By this time, the night was pitch black, revealing a sky filled with more stars than I thought possible to see with a naked eye from planet earth. Light pollution in the area is non-existent. There are no glowing street lights, no giant lit-up billboards.
Instead, just total darkness yielding the perfect conditions to stare at the thousands of celestial bodies above as well as the curious phenomenon of the Marfa lights.
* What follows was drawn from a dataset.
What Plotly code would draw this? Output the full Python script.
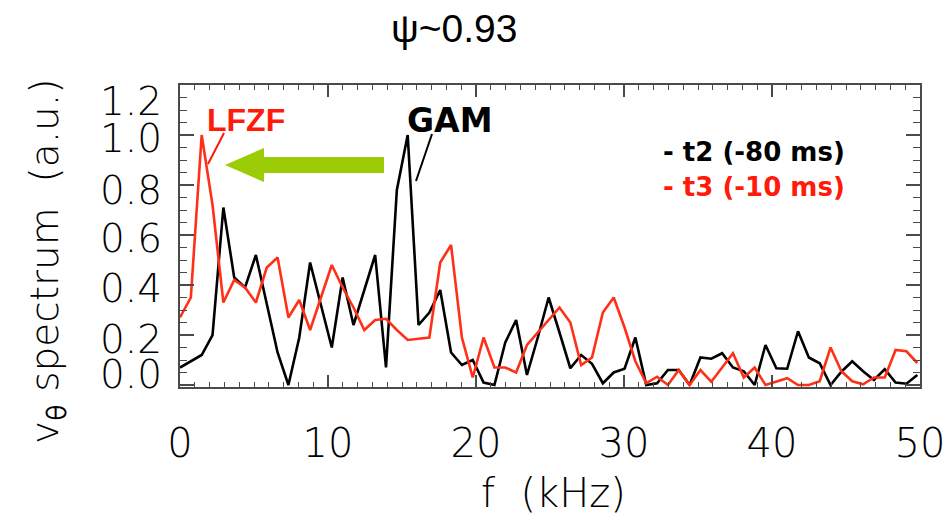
import numpy as np
import plotly.graph_objects as go

# ---- data -------------------------------------------------------------
df_khz = 0.7326  # frequency resolution (kHz)
t2_spectrum = [0.07, 0.095, 0.12, 0.20, 0.71, 0.43, 0.39, 0.52, 0.33, 0.13,
               0.00, 0.19, 0.49, 0.32, 0.15, 0.43, 0.24, 0.38, 0.52, 0.07,
               0.78, 1.00, 0.24, 0.29, 0.38, 0.13, 0.08, 0.10, 0.01, 0.00,
               0.17, 0.26, 0.04, 0.19, 0.35, 0.21, 0.067, 0.12, 0.085, 0.007,
               0.05, 0.065, 0.19, 0.00, 0.007, 0.06, 0.06, 0.00, 0.11, 0.105,
               0.127, 0.07, 0.055, 0.00, 0.16, 0.067, 0.065, 0.215, 0.11, 0.087,
               0.00, 0.053, 0.095, 0.055, 0.02, 0.063, 0.01, 0.005, 0.04]
t3_spectrum = [0.27, 0.35, 1.00, 0.72, 0.33, 0.42, 0.39, 0.33, 0.47, 0.51,
               0.27, 0.34, 0.22, 0.35, 0.48, 0.39, 0.31, 0.22, 0.26, 0.265,
               0.22, 0.18, 0.185, 0.19, 0.49, 0.56, 0.19, 0.03, 0.19, 0.07,
               0.07, 0.05, 0.16, 0.21, 0.26, 0.31, 0.25, 0.08, 0.11, 0.29,
               0.35, 0.23, 0.095, 0.007, 0.033, 0.00, 0.06, 0.00, 0.06, 0.013,
               0.07, 0.127, 0.03, 0.07, 0.00, 0.013, 0.027, 0.00, 0.00, 0.015,
               0.15, 0.055, 0.015, 0.003, 0.03, 0.03, 0.14, 0.135, 0.088]
freq = [k * df_khz for k in range(len(t2_spectrum))]

x_ticks = [0, 10, 20, 30, 40, 50]
y_ticks = [0.0, 0.2, 0.4, 0.6, 0.8, 1.0, 1.2]
y_tick_text = ["0.0", "0.2", "0.4", "0.6", "0.8", "1.0", "1.2"]

# ---- layout helpers ---------------------------------------------------
W, H = 947, 516
L, R, T, B = 180, 27, 85, 129
PH = H - T - B
PW = W - L - R


def py(p):  # pixel y -> paper
    return (H - B - p) / PH


def px(p):  # pixel x -> paper
    return (p - L) / PW


THIN = "'DejaVu Sans ExtraLight', 'DejaVu Sans Light', 'DejaVu Sans', sans-serif"
BOLD = "'DejaVu Sans', sans-serif"
AXC = "#4a4a4a"
RED = "#ff3018"

fig = go.Figure()
fig.add_trace(go.Scatter(x=freq, y=t2_spectrum, mode="lines",
                         line=dict(color="black", width=2.6), name="t2"))
fig.add_trace(go.Scatter(x=freq, y=t3_spectrum, mode="lines",
                         line=dict(color=RED, width=2.6), name="t3"))

ann = []
# y tick labels (as drawn in the reference, slightly crowded at the ends)
y_label_px = [374, 339, 288, 239, 190, 138, 101]
for txt, p in zip(y_tick_text, y_label_px):
    ann.append(dict(text=txt, xref="paper", yref="paper", x=px(164), y=py(p),
                    xanchor="right", yanchor="middle", showarrow=False,
                    font=dict(family=THIN, size=39, color="black")))
# axis titles
ann.append(dict(text="f  (kHz)", xref="paper", yref="paper", x=px(553), y=py(493),
                xanchor="center", yanchor="middle", showarrow=False,
                font=dict(family=THIN, size=40, color="black")))
ann.append(dict(text="v<sub><b>θ</b></sub> spectrum  (a.u.)", xref="paper", yref="paper",
                x=px(47), y=py(262), xanchor="center", yanchor="middle",
                textangle=-90, showarrow=False,
                font=dict(family=THIN, size=39, color="black")))
# title
ann.append(dict(text="ψ~0.93", xref="paper", yref="paper", x=px(454), y=py(29),
                xanchor="center", yanchor="middle", showarrow=False,
                font=dict(family="'Liberation Sans', Arial, sans-serif", size=39, color="black")))
# labels
ann.append(dict(text="<b>LFZF</b>", xref="paper", yref="paper", x=px(246), y=py(120),
                xanchor="center", yanchor="middle", showarrow=False,
                font=dict(family="'Liberation Sans Narrow', 'Liberation Sans', sans-serif",
                          size=32, color="#ff1a0a")))
ann.append(dict(text="<b>GAM</b>", xref="paper", yref="paper", x=px(449), y=py(120),
                xanchor="center", yanchor="middle", showarrow=False,
                font=dict(family=BOLD, size=33, color="black")))
ann.append(dict(text="<b>- t2 (-80 ms)</b>", xref="paper", yref="paper", x=px(661), y=py(152),
                xanchor="left", yanchor="middle", showarrow=False,
                font=dict(family=BOLD, size=26, color="black")))
ann.append(dict(text="<b>- t3 (-10 ms)</b>", xref="paper", yref="paper", x=px(661), y=py(187),
                xanchor="left", yanchor="middle", showarrow=False,
                font=dict(family=BOLD, size=26, color="#ff1a0a")))

shapes = []
# pointer lines
shapes.append(dict(type="line", xref="paper", yref="paper",
                   x0=px(224), y0=py(133), x1=px(208), y1=py(164),
                   line=dict(color="#ff1a0a", width=2)))
shapes.append(dict(type="line", xref="paper", yref="paper",
                   x0=px(432), y0=py(134), x1=px(416), y1=py(181),
                   line=dict(color="black", width=2)))
# green arrow
pts = [(225, 165), (264, 148), (264, 157), (384, 157), (384, 173), (264, 173), (264, 182)]
path = "M " + " L ".join(f"{px(a):.5f},{py(b):.5f}" for a, b in pts) + " Z"
shapes.append(dict(type="path", xref="paper", yref="paper", path=path,
                   fillcolor="#9ccc06", line=dict(width=0)))

fig.update_layout(
    width=W, height=H, margin=dict(l=L, r=R, t=T, b=B, autoexpand=False),
    paper_bgcolor="white", plot_bgcolor="white", showlegend=False,
    annotations=ann, shapes=shapes,
    xaxis=dict(range=[0, 50], tickvals=x_ticks, ticks="inside", ticklen=12,
               tickwidth=1.5, tickcolor=AXC, showline=True, linecolor=AXC,
               linewidth=2, mirror="ticks", showgrid=False, zeroline=False,
               tickfont=dict(family=THIN, size=40, color="black"),
               ticklabelstandoff=20,
               minor=dict(dtick=1, ticks="inside", ticklen=5, tickcolor=AXC,
                          tickwidth=1, showgrid=False)),
    yaxis=dict(range=[-0.008, 1.2], tickvals=y_ticks, ticks="inside", ticklen=14,
               tickwidth=1.5, tickcolor=AXC, showline=True, linecolor=AXC,
               linewidth=2, mirror="ticks", showgrid=False, zeroline=False,
               showticklabels=False,
               minor=dict(dtick=0.05, ticks="inside", ticklen=7, tickcolor=AXC,
                          tickwidth=1, showgrid=False)),
)

fig.write_html("out.html")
The following morning, I would travel another 30 miles west to Marfa’s not-so-nearby neighbor and the final destination on the journey to tell an old-fashioned love story.
The town of Valentine.
What is in a name?
The city limit sign when you enter Valentine, Texas says “population 217,” but people here will tell you that’s being very generous. One of the few places I found signs of life was a small café on the edge of town where a woman named Kami Boyce greeted me with a cup of coffee. Looking around the oddly decorated café, you cannot help but notice the many images of James Dean.
“The movie 'Giant' was filmed in Valentine,” Kami informs me. And some of the pictures hanging on the walls show Dean in this very café during the time he was filming the 1956 western film that also starred Rock Hudson and Elizabeth Taylor.
Kami goes on to tell me about how the fortunes of Valentine took a turn when the town’s railroad depot closed down. As the decades passed, idle rail cars and abandoned buildings gave it the classic ghost town look.
She says it is 36 miles to the nearest grocery store or gas station and when I ask what the places are to eat in town, she laughs. “There is not.”
But I did not come looking for 5-star dining or entertainment. I came for the building that sits right across the street from the café-turned-James Dean shrine.
Inside that building, a single employee at the Valentine, Texas post office is busy at work. On a normal day throughout the year, Leslie Williams would have a fraction of the workload. But each day in the weeks before February 14 is a whole different world.
“On a normal day, we might send out fifty letters,” said Williams, the postmaster of 26 years. “During this time, we will usually send out at least 1000.”
On average, the tiny post office sees an influx of 12,000 love letters although Leslie remembers a year they received 30,000. Numbers that do not seem to fit with the town’s small population and isolated location.
But it fits perfectly with the town’s name.
“We get them from all over the world. From Japan, Switzerland, Canada.”
And they come from all corners of the world for one small but lovely gesture. For the past 30 years, the Valentine post office has embraced their namesake and stamped each letter they send with a specially designed postmark usually depicting a heart, Cupid, or some other symbol of love.
Those sending their love put their stamped letters in an envelope addressed to the sender but then put that envelope in a bigger one addressed to the Valentine, TX post office:
VALENTINE’S DAY POSTMARK
311 W CALIFORNIA AVE
VALENTINE, TX 79854-9998
The postmark is something the few but proud youngsters of Valentine put forth plenty of effort to design. The United States Postal Service initially created the design when the tradition first started, but now students in the Valentine School district submit their designs every year and the city council makes a selection.
“We submit the design to the USPS, and they send us a rubber stamp,” said Williams. “Every letter is stamped by and. There are no machines.”
The more recent designs couple one of the familiar symbols of Valentine’s Day with some depiction of Valentine, Texas. Windmills, cattle, the nearby Davis Mountain range or something to give the receivers of love letters across the world an idea of what life is like in the place where their love was sent and received.
This year’s design by 8th grader Jordan Miller is the tailgate of a pickup truck flanked by the classic and appropriate verse from a Waylon Jennings song.
'The basics of love'
How exactly Valentine, Texas and its postmark become known all over the country and world, Leslie is not quite sure. She thinks the internet and especially social media have helped spread the word in recent years.
And they are hardly alone. There is also a Valentine, Va. and a Valentine, Neb. along with several other relevant post offices in places like Bridal Veil, Ore. and Romance, Ark. that have their own similar postmark traditions.
But Valentine’s history and lifestyle make it an almost poetic setting for a gesture so small and simple. Just a mile away from the post office, the well-photographed “Prada Marfa” store is a hit with passersby taking photographs to post on Instagram and Facebook. The art installation itself is a statement on the very commercialism which is non-existent in the Davis Mountains but dominates much of the world and fuels a lifestyle much different than the one you will find here.
“I love it here,” said Boyce. “It is so peaceful and so quiet and the people are so nice.”
When you live life in a town of 200 and the closest grocery store is a 30-minute drive, you learn all your neighbors faces and names. You ask them if they need anything when you go “into town.” And you learn to express feelings of love without the chocolate, without the fancy bouquets, and without the Prada handbags.
And that is the message Jordan Williams 2019 Valentine postmark will send along with the love letter to whomever it is addressed.
Maybe it’s time we got back to the basics of love.